If you, like me, have been hurt by religious people, remember that Jesus was also hurt and betrayed by the religious. It was the religious, after all, who nailed him to the cross.
Whether or not you believe in Jesus as your Savior, this is a man who was betrayed by his closest friends and confidants, beaten and bloodied by state actors while a crowd of people cheered them on assuming he surely must’ve done something to deserve it, and then left for dead. And YET. In his final breath, Jesus asked God for their forgiveness.
Friends, particularly those of you who have found yourself in a faith deconstruction you never asked for, on the edge of your faith with little to no hope: religious people can really suck sometimes – and do so in Jesus’ name. I suspect Jesus would be the first to agree with you there. And I suspect it makes him really angry to know that his name is being used to shame you for the same hurt they caused.
I hope you can spend some time today to find some kindredness with our Christ.
Because each of us has a resurrection story.

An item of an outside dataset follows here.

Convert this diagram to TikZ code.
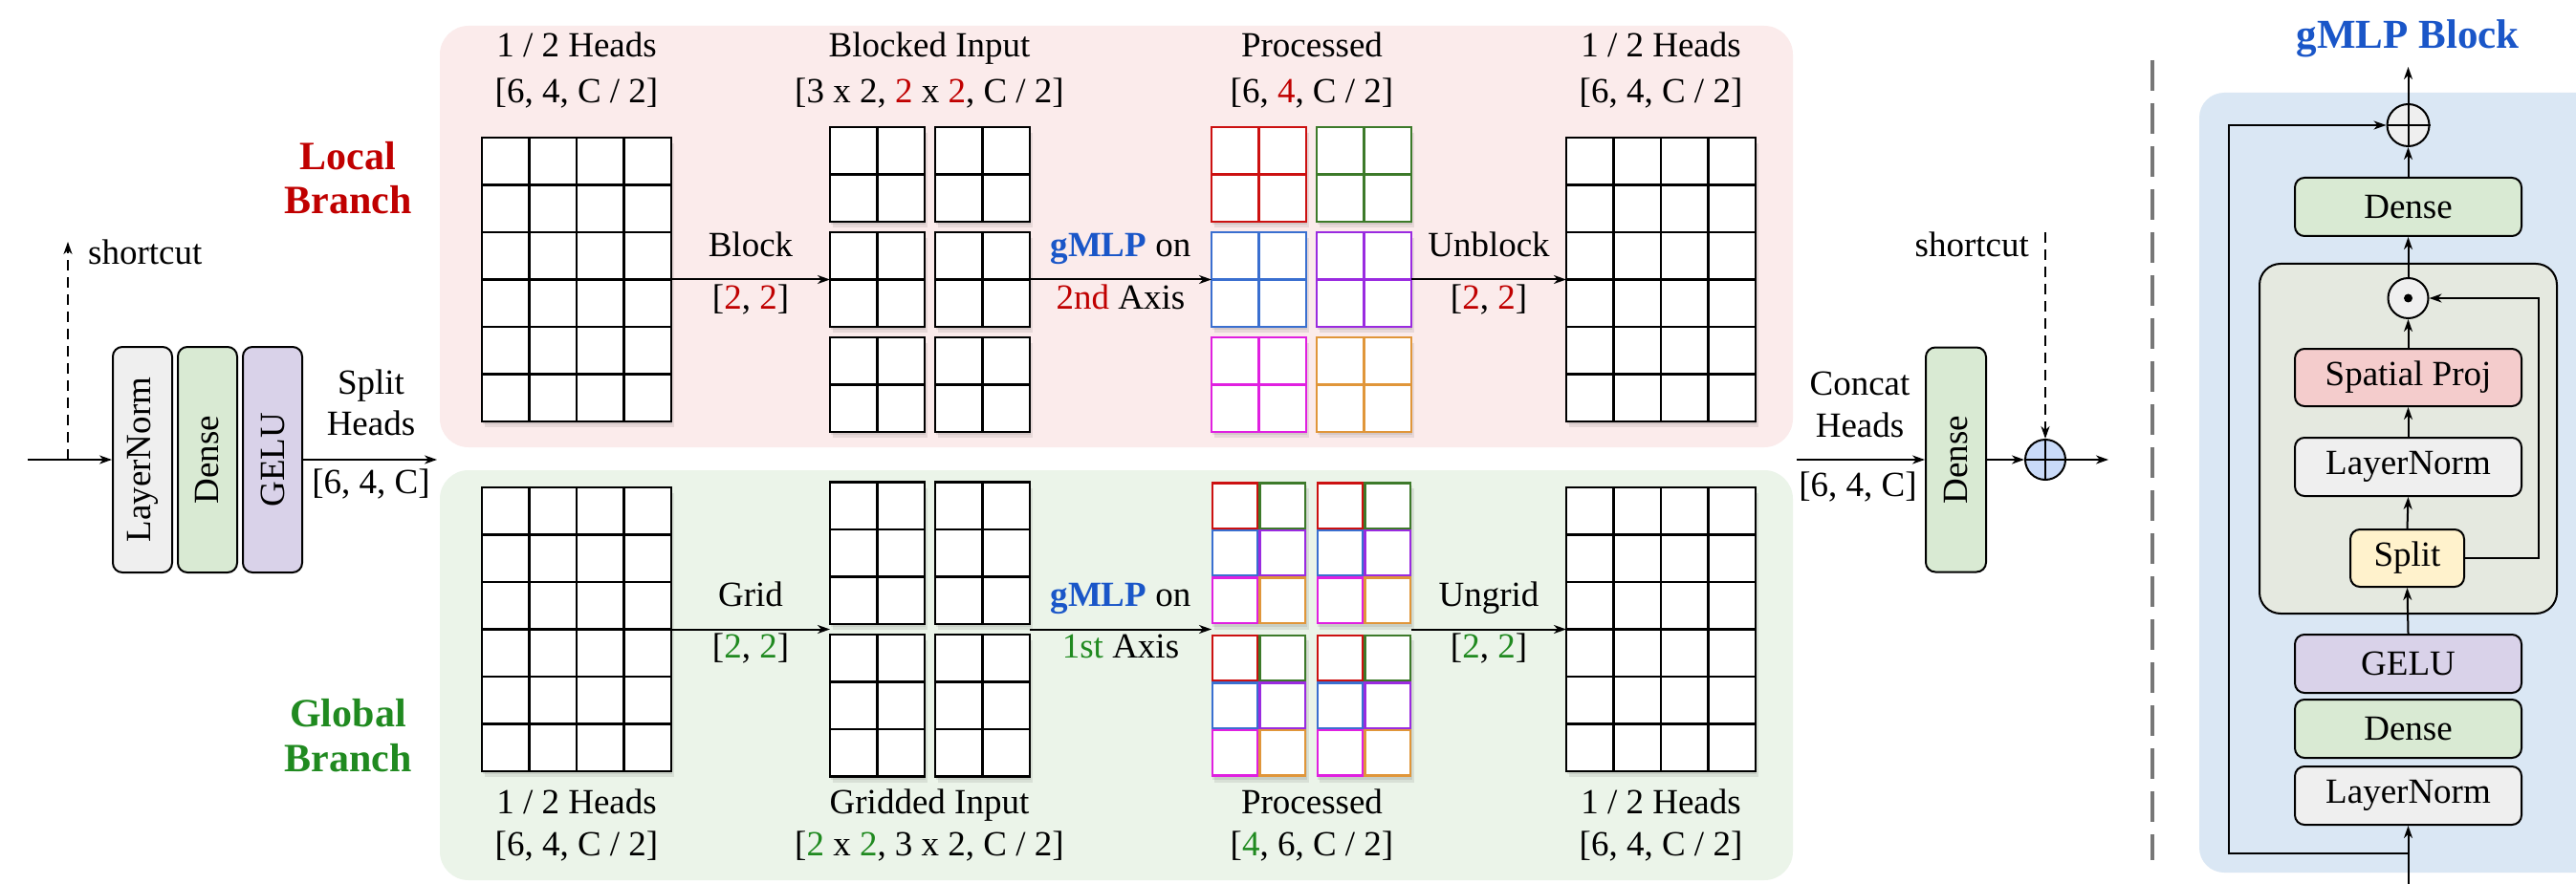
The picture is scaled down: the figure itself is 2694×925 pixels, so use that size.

His story, after all, is our story. And our story, his.
Prayer:
Jesus, Help our unbelief.
We want to be free from the power of the spiritual abuses, the sexual abuses, the church hurt, and the doubt we have of your goodness. “You have seen, O Lord, the wrong done to me” (Lam 3:59) and “the battle is yours” (1 Sam 17:47). The responsibility for justice is yours, God. Our responsibility is forgiveness. Please help us to forgive daily as you lead us out of bondage and free us of our ongoing bitterness and blame and unforgiveness. Please bring healing and forgiveness and peace, Lord. Use this pain to complete an important work in our lives, as you waste nothing. May we submit to you the pruning, the planting, the sowing in this season so that you may spring up in us a harvest, a garden, that you may use to care for a weary and wounded world. Please help us to walk by faith through this process and believe the best in you (and others). We know that we may not ever have certainty, but we can have faith and we can have hope in you. Give us patience as you make us new, as you resurrect us from the dying of our faith. Teach us to love you better and to trust you. Grow in us the likeness of your character. Humble us, and change our hearts. May we choose the Good Portion, God. May we choose to believe and live into your resurrection and the resurrection life you offer us.
Thank you for loving us, God. Thank you for calling us back to you. Thank you for raising us back to life.